(Source data)
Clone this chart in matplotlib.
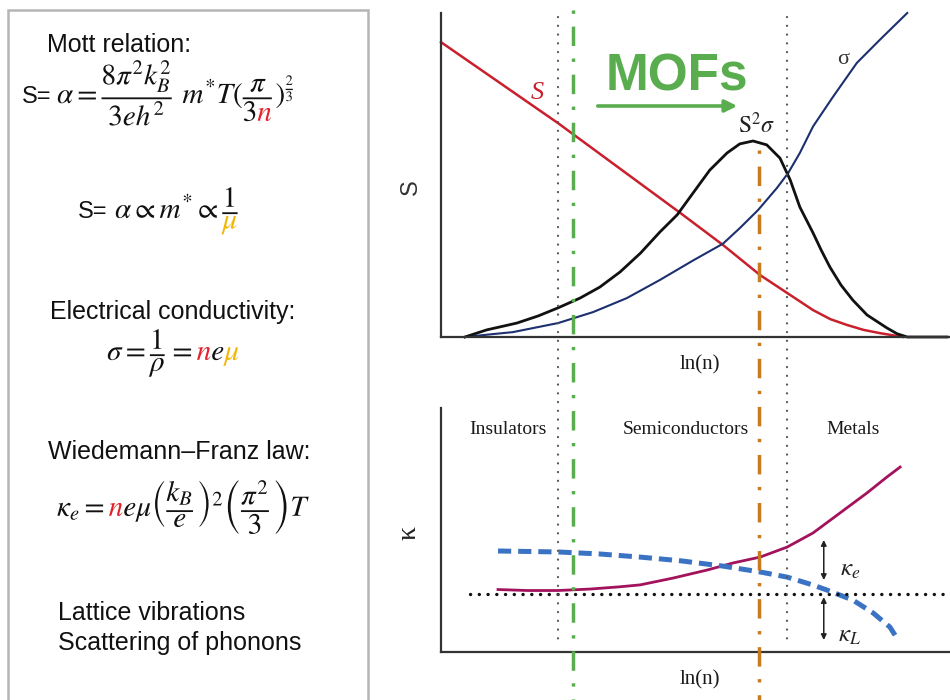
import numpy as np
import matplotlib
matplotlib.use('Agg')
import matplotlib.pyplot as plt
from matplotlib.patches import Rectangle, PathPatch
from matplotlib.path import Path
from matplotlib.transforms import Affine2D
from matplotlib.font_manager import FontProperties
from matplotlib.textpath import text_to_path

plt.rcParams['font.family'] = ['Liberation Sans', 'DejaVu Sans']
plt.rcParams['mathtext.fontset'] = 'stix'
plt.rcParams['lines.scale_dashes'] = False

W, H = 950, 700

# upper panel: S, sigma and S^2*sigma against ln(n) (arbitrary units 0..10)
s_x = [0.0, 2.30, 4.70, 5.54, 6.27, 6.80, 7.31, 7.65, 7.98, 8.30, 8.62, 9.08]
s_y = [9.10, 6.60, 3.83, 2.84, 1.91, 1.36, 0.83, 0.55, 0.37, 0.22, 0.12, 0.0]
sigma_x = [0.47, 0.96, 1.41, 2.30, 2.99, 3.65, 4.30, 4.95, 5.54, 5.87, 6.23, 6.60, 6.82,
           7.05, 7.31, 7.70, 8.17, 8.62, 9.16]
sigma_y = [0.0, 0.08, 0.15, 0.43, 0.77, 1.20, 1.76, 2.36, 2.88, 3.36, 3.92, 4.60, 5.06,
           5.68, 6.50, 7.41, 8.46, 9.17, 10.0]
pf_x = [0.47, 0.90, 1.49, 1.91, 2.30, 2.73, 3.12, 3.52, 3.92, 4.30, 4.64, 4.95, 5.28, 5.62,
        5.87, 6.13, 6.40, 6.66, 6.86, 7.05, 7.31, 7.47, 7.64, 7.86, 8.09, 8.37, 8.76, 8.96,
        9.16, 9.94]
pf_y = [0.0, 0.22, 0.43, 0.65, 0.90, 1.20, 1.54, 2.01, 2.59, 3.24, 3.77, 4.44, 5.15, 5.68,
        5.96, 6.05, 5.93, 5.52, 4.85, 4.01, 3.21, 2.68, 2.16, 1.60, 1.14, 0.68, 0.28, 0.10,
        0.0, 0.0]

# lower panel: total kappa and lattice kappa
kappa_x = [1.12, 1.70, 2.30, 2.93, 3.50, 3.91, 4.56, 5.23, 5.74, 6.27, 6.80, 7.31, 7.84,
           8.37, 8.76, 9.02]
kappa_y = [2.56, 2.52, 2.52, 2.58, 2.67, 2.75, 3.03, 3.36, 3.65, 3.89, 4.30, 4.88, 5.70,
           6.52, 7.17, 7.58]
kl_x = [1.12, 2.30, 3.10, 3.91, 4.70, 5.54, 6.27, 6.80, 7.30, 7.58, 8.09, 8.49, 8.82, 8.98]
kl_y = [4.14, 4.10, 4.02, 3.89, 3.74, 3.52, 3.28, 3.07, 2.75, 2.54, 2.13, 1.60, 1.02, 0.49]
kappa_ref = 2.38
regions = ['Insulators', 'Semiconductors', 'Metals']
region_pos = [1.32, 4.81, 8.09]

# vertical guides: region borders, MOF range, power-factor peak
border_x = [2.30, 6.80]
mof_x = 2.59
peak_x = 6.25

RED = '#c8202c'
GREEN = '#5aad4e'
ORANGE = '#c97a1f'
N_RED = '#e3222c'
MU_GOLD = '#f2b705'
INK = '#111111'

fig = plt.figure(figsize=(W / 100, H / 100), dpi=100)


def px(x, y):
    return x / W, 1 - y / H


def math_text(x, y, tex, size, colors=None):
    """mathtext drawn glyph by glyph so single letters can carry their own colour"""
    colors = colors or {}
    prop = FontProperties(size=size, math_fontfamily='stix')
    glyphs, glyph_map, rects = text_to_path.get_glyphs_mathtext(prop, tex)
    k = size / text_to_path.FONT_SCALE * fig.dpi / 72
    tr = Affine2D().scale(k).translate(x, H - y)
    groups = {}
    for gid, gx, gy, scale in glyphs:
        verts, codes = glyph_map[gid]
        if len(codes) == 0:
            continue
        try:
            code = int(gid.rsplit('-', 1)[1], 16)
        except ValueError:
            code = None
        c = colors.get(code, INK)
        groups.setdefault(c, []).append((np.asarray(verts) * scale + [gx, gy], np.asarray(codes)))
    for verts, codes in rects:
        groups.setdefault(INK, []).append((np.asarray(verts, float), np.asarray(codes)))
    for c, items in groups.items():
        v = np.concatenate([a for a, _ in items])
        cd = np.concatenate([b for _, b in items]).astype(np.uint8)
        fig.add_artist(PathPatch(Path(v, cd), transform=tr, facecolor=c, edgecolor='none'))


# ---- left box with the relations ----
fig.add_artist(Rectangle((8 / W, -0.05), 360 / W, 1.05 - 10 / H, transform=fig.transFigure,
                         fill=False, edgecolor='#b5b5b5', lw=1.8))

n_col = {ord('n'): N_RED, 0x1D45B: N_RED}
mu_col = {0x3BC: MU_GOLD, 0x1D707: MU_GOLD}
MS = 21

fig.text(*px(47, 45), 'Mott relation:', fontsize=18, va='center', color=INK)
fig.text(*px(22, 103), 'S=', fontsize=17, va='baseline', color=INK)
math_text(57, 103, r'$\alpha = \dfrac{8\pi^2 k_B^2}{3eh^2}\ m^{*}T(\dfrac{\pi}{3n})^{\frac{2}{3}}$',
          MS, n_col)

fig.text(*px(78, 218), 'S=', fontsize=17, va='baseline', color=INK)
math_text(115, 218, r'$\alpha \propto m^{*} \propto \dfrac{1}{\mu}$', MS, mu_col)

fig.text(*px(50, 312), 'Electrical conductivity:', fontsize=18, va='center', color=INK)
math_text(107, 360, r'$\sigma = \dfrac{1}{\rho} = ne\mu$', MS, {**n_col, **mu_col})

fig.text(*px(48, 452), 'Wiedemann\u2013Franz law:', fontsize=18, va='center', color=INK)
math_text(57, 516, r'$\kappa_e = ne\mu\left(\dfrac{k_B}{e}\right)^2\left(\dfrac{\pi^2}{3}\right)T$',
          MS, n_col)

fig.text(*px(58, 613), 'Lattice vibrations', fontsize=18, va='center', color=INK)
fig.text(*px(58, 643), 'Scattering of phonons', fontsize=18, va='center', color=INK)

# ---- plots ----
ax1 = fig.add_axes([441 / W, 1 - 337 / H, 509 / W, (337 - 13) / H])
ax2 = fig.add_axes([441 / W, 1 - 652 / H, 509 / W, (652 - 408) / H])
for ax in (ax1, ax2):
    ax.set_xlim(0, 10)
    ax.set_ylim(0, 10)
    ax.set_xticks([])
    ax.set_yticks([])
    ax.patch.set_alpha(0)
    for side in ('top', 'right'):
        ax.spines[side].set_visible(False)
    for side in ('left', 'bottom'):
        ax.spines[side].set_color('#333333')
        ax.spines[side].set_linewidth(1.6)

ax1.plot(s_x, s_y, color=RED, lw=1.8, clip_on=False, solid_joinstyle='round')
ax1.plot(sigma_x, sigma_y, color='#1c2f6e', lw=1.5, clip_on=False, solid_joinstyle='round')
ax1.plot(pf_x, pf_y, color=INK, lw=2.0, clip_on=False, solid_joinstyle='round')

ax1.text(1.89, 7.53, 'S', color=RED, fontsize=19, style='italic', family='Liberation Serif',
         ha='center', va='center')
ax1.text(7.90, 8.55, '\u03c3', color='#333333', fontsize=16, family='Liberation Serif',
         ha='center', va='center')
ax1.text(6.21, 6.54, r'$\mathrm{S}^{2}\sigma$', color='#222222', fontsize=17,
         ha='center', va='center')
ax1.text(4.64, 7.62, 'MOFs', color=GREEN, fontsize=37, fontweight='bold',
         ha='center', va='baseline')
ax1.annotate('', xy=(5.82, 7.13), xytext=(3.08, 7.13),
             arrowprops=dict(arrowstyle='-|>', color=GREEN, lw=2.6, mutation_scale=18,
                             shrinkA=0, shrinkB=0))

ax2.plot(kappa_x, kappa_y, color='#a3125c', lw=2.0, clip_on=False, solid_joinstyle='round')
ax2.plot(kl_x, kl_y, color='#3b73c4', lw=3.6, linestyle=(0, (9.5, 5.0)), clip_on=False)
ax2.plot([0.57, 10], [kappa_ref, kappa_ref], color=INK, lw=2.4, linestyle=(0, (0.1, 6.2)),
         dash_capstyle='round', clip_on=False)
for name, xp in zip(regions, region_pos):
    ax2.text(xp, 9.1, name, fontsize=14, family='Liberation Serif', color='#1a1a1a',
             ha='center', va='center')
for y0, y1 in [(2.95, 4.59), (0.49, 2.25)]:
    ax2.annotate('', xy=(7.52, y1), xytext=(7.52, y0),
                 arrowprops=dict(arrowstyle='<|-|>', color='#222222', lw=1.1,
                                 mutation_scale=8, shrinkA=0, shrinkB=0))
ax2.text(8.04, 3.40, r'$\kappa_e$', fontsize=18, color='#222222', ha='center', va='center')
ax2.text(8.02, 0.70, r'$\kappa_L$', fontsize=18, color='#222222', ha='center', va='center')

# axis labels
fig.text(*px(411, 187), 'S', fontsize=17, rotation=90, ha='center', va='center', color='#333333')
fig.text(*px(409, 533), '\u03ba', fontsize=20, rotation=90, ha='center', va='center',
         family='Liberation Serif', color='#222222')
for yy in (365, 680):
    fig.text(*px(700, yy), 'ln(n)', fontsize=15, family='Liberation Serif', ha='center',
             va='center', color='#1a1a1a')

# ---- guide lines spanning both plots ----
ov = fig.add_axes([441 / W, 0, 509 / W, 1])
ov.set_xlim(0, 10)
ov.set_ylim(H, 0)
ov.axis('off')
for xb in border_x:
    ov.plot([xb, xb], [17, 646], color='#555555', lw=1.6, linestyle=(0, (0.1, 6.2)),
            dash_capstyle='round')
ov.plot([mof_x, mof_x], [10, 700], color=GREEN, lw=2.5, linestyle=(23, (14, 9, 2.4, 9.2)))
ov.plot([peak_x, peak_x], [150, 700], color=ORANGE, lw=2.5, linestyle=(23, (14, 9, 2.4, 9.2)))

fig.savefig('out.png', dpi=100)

(What the exercise asks) Restate each line from the start of the listing through the line bearing "W, H = 950, 700" word for word. Drop the pictures.

(Final result)
Clone this chart in matplotlib.
import numpy as np
import matplotlib
matplotlib.use('Agg')
import matplotlib.pyplot as plt
from matplotlib.patches import Rectangle, PathPatch
from matplotlib.path import Path
from matplotlib.transforms import Affine2D
from matplotlib.font_manager import FontProperties
from matplotlib.textpath import text_to_path

plt.rcParams['font.family'] = ['Liberation Sans', 'DejaVu Sans']
plt.rcParams['mathtext.fontset'] = 'stix'
plt.rcParams['lines.scale_dashes'] = False

W, H = 950, 700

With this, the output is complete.